Rabbi Richard Hirsch, the director general of the World Union for Progressive Judaism, asserted here that because of the distinct and unique relationship between Israel and world Jewry, the diaspora has the right to express its views on Israel’s internal and external policies. He said the debate over the future status of the occupied territories was a direct case in point.
Addressing some 500 delegates attending the opening ceremony of the 22nd international conference of the Reform movement yesterday, Hirsch said: “Do diaspora Jews have a right to participate in this debate? Do we, as a world wide religious movement have a right to take sides in this conflict between two schools of Zionist thought? I submit that we not only have a right, but an obligation, both as individuals and as a movement.”
According to Hirsch, “if diaspora Jews have the right to speak out in internal policies affecting the fate of Argentinian Jews and Soviet Jews, do they not have the right to speak on issues affecting the Jews of the Jewish State?” He said the issue was not only political but profoundly centered on religious tenets.
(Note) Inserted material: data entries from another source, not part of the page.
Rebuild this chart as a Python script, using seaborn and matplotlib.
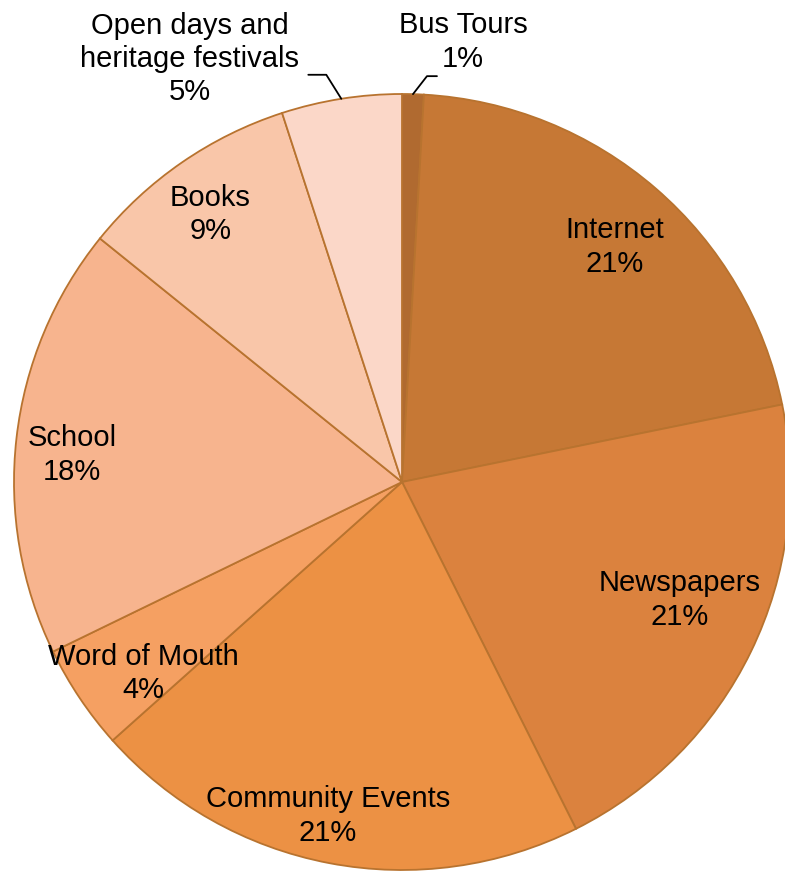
import numpy as np
import matplotlib.pyplot as plt
import seaborn as sns

sns.set_theme(style="white")
plt.rcParams['font.family'] = ['Liberation Sans', 'DejaVu Sans']
plt.rcParams['text.color'] = 'black'

# data, clockwise from 12 o'clock
sources = ['Bus Tours', 'Internet', 'Newspapers', 'Community Events',
           'Word of Mouth', 'School', 'Books', 'Open days and\nheritage festivals']
shares = [0.9, 20.9, 20.8, 20.8, 4.4, 18.0, 9.2, 5.0]
colors = ['#B06A30', '#C67835', '#DB823E', '#EC9144',
          '#F5A062', '#F7B48E', '#F9C6A9', '#FBD7C8']

W, H = 785, 873
fig = plt.figure(figsize=(W / 100, H / 100), dpi=100)
ax = fig.add_axes([0, 0, 1, 1])
cx, cy, R = 402, H - 482, 388

wedges, _ = ax.pie(shares, colors=colors, startangle=90, counterclock=False,
                   center=(cx, cy), radius=R, frame=True,
                   wedgeprops=dict(edgecolor='#B8732F', linewidth=1.3))

# inside labels: (fraction of radius, angle offset from wedge middle in deg)
label_pos = {'Internet': (0.817, -1.3), 'Newspapers': (0.778, 2.9),
             'Community Events': (0.882, -1.7), 'Word of Mouth': (0.83, 2.6),
             'School': (0.853, 1.8), 'Books': (0.848, 1.1)}
fs = 21

for w, name, v in zip(wedges, sources, shares):
    mid_deg = (w.theta1 + w.theta2) / 2
    pct = f"{round(v):d}%"
    if name in label_pos:
        f, off = label_pos[name]
        a = np.deg2rad(mid_deg + off)
        ax.text(cx + f * R * np.cos(a), cy + f * R * np.sin(a),
                f"{name}\n{pct}", ha='center', va='center', fontsize=fs,
                linespacing=1.25, color='black')
    else:
        mid = np.deg2rad(mid_deg)
        ex, ey = cx + R * np.cos(mid), cy + R * np.sin(mid)
        if name == 'Bus Tours':
            ax.plot([ex, ex + 14, ex + 24], [ey, ey + 18, ey + 18],
                    color='black', lw=1.3)
            ax.text(463, H - 42, f"{name}\n{pct}", ha='center', va='center',
                    fontsize=fs, linespacing=1.25, color='black')
        else:
            ax.plot([ex, ex - 15, ex - 33], [ey, ey + 24, ey + 24],
                    color='black', lw=1.3)
            ax.text(190, H - 59, f"{name}\n{pct}", ha='center', va='center',
                    fontsize=fs, linespacing=1.25, color='black')

ax.set_xlim(0, W)
ax.set_ylim(0, H)
ax.set_aspect('equal')
ax.axis('off')

fig.savefig('out.png', dpi=100)
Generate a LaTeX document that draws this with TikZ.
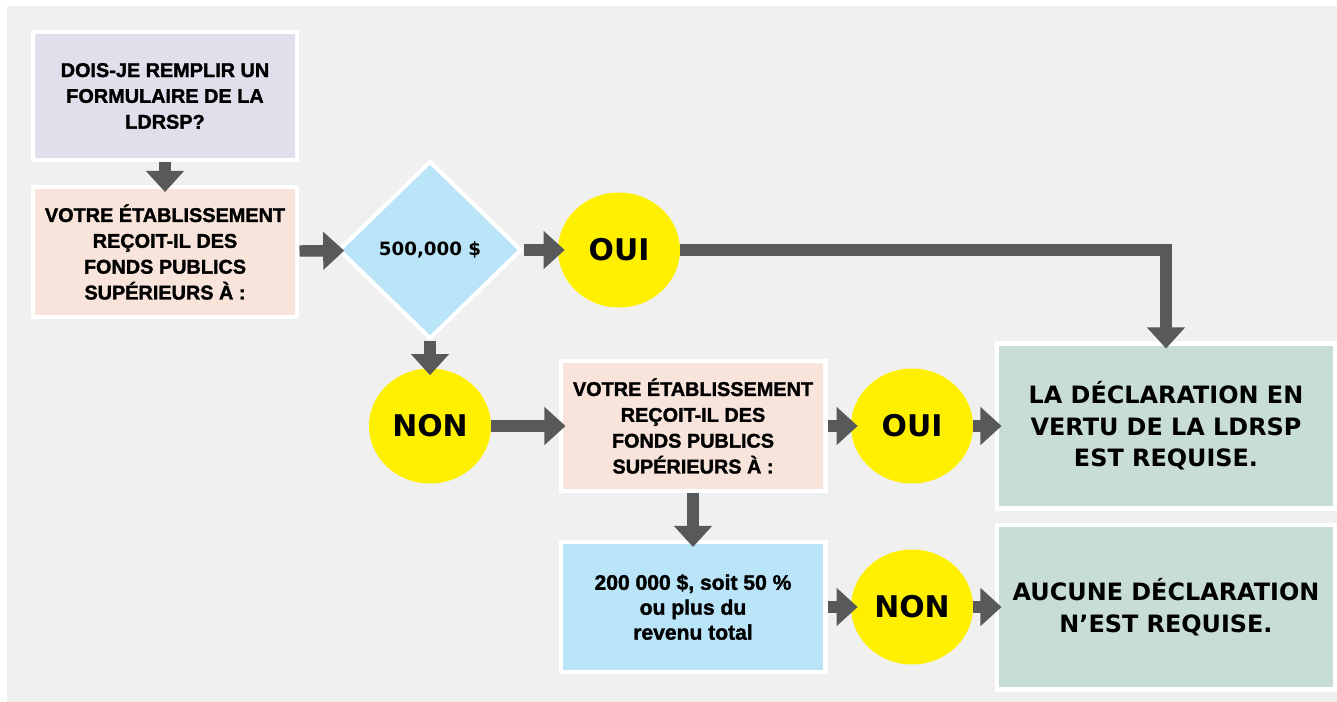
\documentclass[tikz,border=0pt]{standalone}
\usepackage{fontspec}
\setmainfont{Liberation Sans}[BoldFeatures={FakeBold=1.6}]
\newfontfamily\heavyfont{DejaVu Sans}
\usetikzlibrary{arrows.meta,shapes.geometric}
\definecolor{bggray}{HTML}{F0F0F0}
\definecolor{lavender}{HTML}{E0E0EC}
\definecolor{peach}{HTML}{F8E4DA}
\definecolor{skyblue}{HTML}{BAE4F7}
\definecolor{sage}{HTML}{C8DDD8}
\definecolor{signyellow}{HTML}{FFF000}
\definecolor{arrowgray}{HTML}{58595B}
\tikzset{
  qbox/.style={draw=white, line width=2.3pt, minimum width=5.3cm, minimum height=2.6cm, align=center, font=\bfseries\fontsize{11.3}{14.7}\selectfont},
  answer/.style={ellipse, fill=signyellow, minimum width=2.44cm, minimum height=2.3cm, inner sep=0pt, font=\heavyfont\bfseries\fontsize{17}{20}\selectfont},
  result/.style={draw=white, line width=2.3pt, fill=sage, minimum width=6.78cm, minimum height=3.3cm, align=center, font=\heavyfont\bfseries\fontsize{13.6}{18}\selectfont},
  flow/.style={arrowgray, line width=6.5pt, -{Triangle[width=21pt,length=12pt]}, shorten >=-4pt},
}
\begin{document}
\begin{tikzpicture}[x=0.02cm, y=-0.02cm]
\useasboundingbox[fill=white] (0,0) rectangle (1337,702);
\fill[bggray] (7,6) rectangle (1337,702); % backdrop
% questions
\node[qbox, fill=lavender, minimum height=2.56cm] at (165,96) (q1){DOIS-JE REMPLIR UN\\FORMULAIRE DE LA\\LDRSP?};
\node[qbox, fill=peach] at (165,252) (q2){VOTRE ÉTABLISSEMENT\\REÇOIT-IL DES\\FONDS PUBLICS\\SUPÉRIEURS À :};
\node[diamond, draw=white, line width=2.3pt, fill=skyblue, minimum width=3.66cm, minimum height=3.56cm, inner sep=0pt, font=\heavyfont\bfseries\fontsize{10.4}{12}\selectfont] at (430,250) (dia){500,000 \$};
\node[qbox, fill=peach] at (693,426) (q3){VOTRE ÉTABLISSEMENT\\REÇOIT-IL DES\\FONDS PUBLICS\\SUPÉRIEURS À :};
\node[qbox, fill=skyblue, font=\bfseries\fontsize{12}{14.2}\selectfont] at (693,607) (q4){200 000 \$, soit 50 \%\\ou plus du\\revenu total};
% answers
\node[answer] at (619,250) (oui1){OUI};
\node[answer] at (430,426) (non1){NON};
\node[answer] at (912,426) (oui2){OUI};
\node[answer] at (912,607) (non2){NON};
% outcomes
\node[result] at (1166,426) (res1){LA DÉCLARATION EN\\VERTU DE LA LDRSP\\EST REQUISE.};
\node[result] at (1166,607) (res2){AUCUNE DÉCLARATION\\N’EST REQUISE.};
% flow
\draw[flow] (q1) -- (q2);
\draw[flow] (q2) -- (dia);
\draw[flow] (dia) -- (oui1);
\draw[flow] (dia) -- (non1);
\draw[flow] (oui1.east) -| (res1.north); % long way round
\draw[flow] (non1) -- (q3);
\draw[flow] (q3) -- (oui2);
\draw[flow] (oui2) -- (res1);
\draw[flow] (q3) -- (q4);
\draw[flow] (q4) -- (non2);
\draw[flow] (non2) -- (res2);
\end{tikzpicture}
\end{document}
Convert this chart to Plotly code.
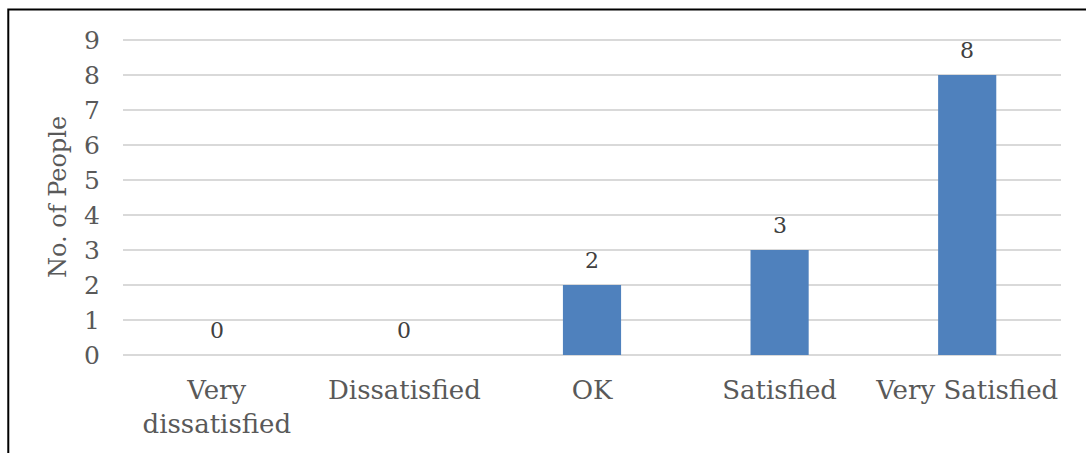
import plotly.graph_objects as go

categories = ["Very<br>dissatisfied", "Dissatisfied", "OK", "Satisfied", "Very Satisfied"]
counts = [0, 0, 2, 3, 8]
y_ticks = [0, 1, 2, 3, 4, 5, 6, 7, 8, 9]

FONT = "DejaVu Serif"
TEXT = "#595959"
GRID = "#d9d9d9"

fig = go.Figure()
fig.add_trace(go.Bar(
    x=categories,
    y=counts,
    marker=dict(color="#4f81bd", line=dict(width=0)),
    width=0.31,
    hoverinfo="skip",
))

# value labels sitting above each bar
for c, v in zip(categories, counts):
    fig.add_annotation(
        x=c, y=v, text=str(v), showarrow=False,
        yanchor="bottom", yshift=10,
        font=dict(family=FONT, size=22, color="#404040"),
    )

# chart frame (left and top edges visible)
fig.add_shape(
    type="rect", xref="paper", yref="paper",
    x0=-0.1223, x1=1.3, y0=-0.6, y1=1.0935,
    line=dict(color="black", width=2), layer="above",
)

fig.update_layout(
    width=1086, height=453,
    margin=dict(l=123, r=25, t=39, b=98),
    paper_bgcolor="white", plot_bgcolor="white",
    showlegend=False,
    font=dict(family=FONT, color=TEXT),
    xaxis=dict(
        tickfont=dict(family=FONT, size=26, color=TEXT),
        showgrid=False, showline=False, ticks="",
        ticklabelstandoff=17,
    ),
    yaxis=dict(
        range=[0, 9.03],
        tickvals=y_ticks,
        tickfont=dict(family=FONT, size=25, color=TEXT),
        showgrid=True, gridcolor=GRID, gridwidth=1.5,
        zeroline=True, zerolinecolor=GRID, zerolinewidth=1.5,
        showline=False, ticks="",
        ticklabelstandoff=22,
        title=dict(text="No. of People", font=dict(family=FONT, size=24, color=TEXT), standoff=10),
    ),
)

fig.write_html("out.html")
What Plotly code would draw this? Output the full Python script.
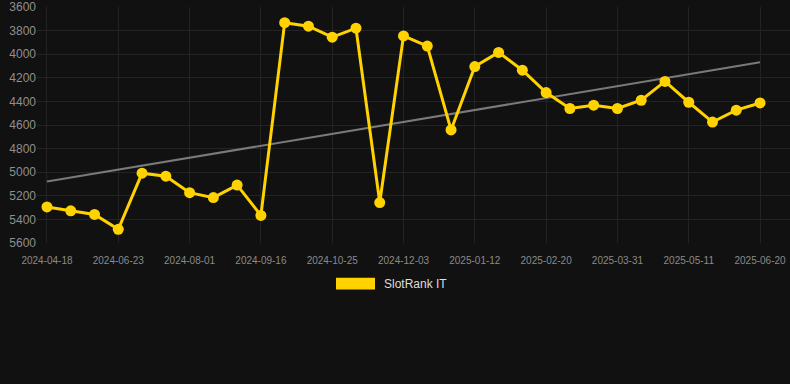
import plotly.graph_objects as go

dates = [
    "2024-04-18", "2024-05-09", "2024-06-01", "2024-06-23", "2024-07-06", "2024-07-19",
    "2024-08-01", "2024-08-16", "2024-08-31", "2024-09-16", "2024-09-29", "2024-10-12",
    "2024-10-25", "2024-11-07", "2024-11-20", "2024-12-03", "2024-12-16", "2024-12-29",
    "2025-01-12", "2025-01-25", "2025-02-07", "2025-02-20", "2025-03-05", "2025-03-18",
    "2025-03-31", "2025-04-13", "2025-04-27", "2025-05-11", "2025-05-24", "2025-06-07",
    "2025-06-20",
]
rank = [
    5295, 5328, 5359, 5485, 5009, 5034, 5174, 5216, 5110, 5367,
    3732, 3762, 3855, 3779, 5258, 3844, 3930, 4642, 4104, 3984,
    4135, 4325, 4460, 4432, 4460, 4390, 4230, 4407, 4575, 4474,
    4413,
]
trend_dates = [dates[0], dates[-1]]
trend_values = [5080, 4068]
tick_dates = dates[::3]
y_ticks = [3600, 3800, 4000, 4200, 4400, 4600, 4800, 5000, 5200, 5400, 5600]
series_name = "SlotRank IT"

gold = "#FFD200"
bg = "#111111"
grid = "#232323"

fig = go.Figure()
fig.add_trace(go.Scatter(
    x=trend_dates, y=trend_values, mode="lines",
    line=dict(color="#7a7a7a", width=2), showlegend=False, hoverinfo="skip",
))
fig.add_trace(go.Scatter(
    x=dates, y=rank, mode="lines+markers", name=series_name,
    line=dict(color=gold, width=3),
    marker=dict(color=gold, size=11),
    showlegend=False,
))

L, T, B = 37, 5, 141
W, H = 790, 384
pw = W - L
ph = H - T - B

def px(x):
    return (x - L) / pw

def py(y):
    return (H - B - y) / ph

fig.add_shape(type="rect", xref="paper", yref="paper",
              x0=px(336), x1=px(375), y0=py(290), y1=py(278),
              fillcolor=gold, line=dict(width=0))
fig.add_annotation(xref="paper", yref="paper", x=px(382), y=py(284.5),
                   xanchor="left", yanchor="middle", showarrow=False,
                   text=series_name, font=dict(color="#dddddd", size=12,
                                               family="Liberation Sans, Arial, sans-serif"))

fig.update_layout(
    width=W, height=H,
    margin=dict(l=L, r=0, t=T, b=B),
    paper_bgcolor=bg, plot_bgcolor=bg,
    font=dict(family="Liberation Sans, Arial, sans-serif"),
    showlegend=False,
)
fig.update_xaxes(
    type="category", categoryorder="array", categoryarray=dates,
    range=[-0.42, 31.26],
    tickmode="array", tickvals=tick_dates, ticktext=tick_dates,
    showgrid=True, gridcolor=grid, gridwidth=1,
    zeroline=False, showline=False, ticks="",
    ticklabelstandoff=10, ticklabeloverflow="allow",
    tickfont=dict(color="#8a8a8a", size=10),
)
fig.update_yaxes(
    autorange=False, range=[5601, 3599],
    tickmode="array", tickvals=y_ticks,
    showgrid=True, gridcolor=grid, gridwidth=1,
    zeroline=False, showline=False, ticks="",
    ticklabeloverflow="allow",
    tickfont=dict(color="#8f8f8f", size=12),
)

fig.write_html("out.html")
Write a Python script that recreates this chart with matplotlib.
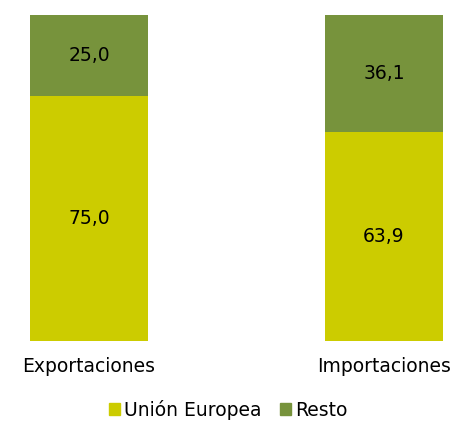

“We have before us two conflicting concepts of holiness,” Hirsch said. “There are some religious Jews who professing love of the Holy Land and obedience to God, fan the flames of religious fanaticism, violate the civil liberties of minority groups, advocate rule by force and prevent the evolution of conditions leading towards compromise. We call their version of Judaism a perversion. Their love is blind, their Messianism false, and the zealotry dangerous. Their deeds defame the holy faith, desecrate the Holy One, and defile the Holy Land.”